Fooling Manning is easier said than done, especially since he's the best in the world at figuring out opposing defenses and acting on their weaknesses. That's why counteracting his at-the-line calls is so important. 

"When we needed to do checks, we had certain adjustments. And of course, Peyton picks up on those things during the game. So whatever the check was in the first or second quarter, it probably wouldn't be the same in the second half. We'd switch and go back-and-forth between checks.

"For example, if Urlacher put his fist up one time, it'd be to get out of a blitz and go back to our base. In the second half, maybe he'd point to the ground instead of putting his fist up. Little things like that help in that mental chess game because he's such a student of the game."

There's no doubt Manning will pick up on subtleties like that from the last time he played Rivera. With that said, Rivera can't afford to make similar mistakes that allowed Manning and the Colts to put 29 points last time around.

"He's already 0-1 against him in the Super Bowl, so you know he's going to want to get even and not make the same mistakes we made the last time," Ayanbadejo said.
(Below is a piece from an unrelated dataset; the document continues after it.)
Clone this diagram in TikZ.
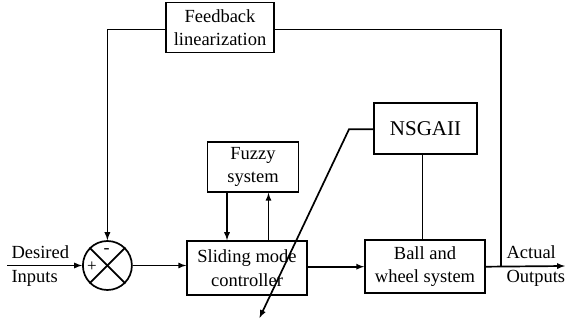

Manning is visibly a different player now than he was nine years ago, and understandably so. He can't make all of the same throws he once did. His velocity has dropped drastically. Yet, the Broncos still have a great team surrounding him that helped them reach the Super Bowl once again. It's just a matter of whether or not Rivera will be able to come out on top nearly a decade later.

"Back then, he was the best quarterback in the league, and now, not so much," Ayanbadejo said. "He's got a great team around him and a monster defense. Now the team's more important than he was, whereas before he was more important than any piece of the puzzle for the team."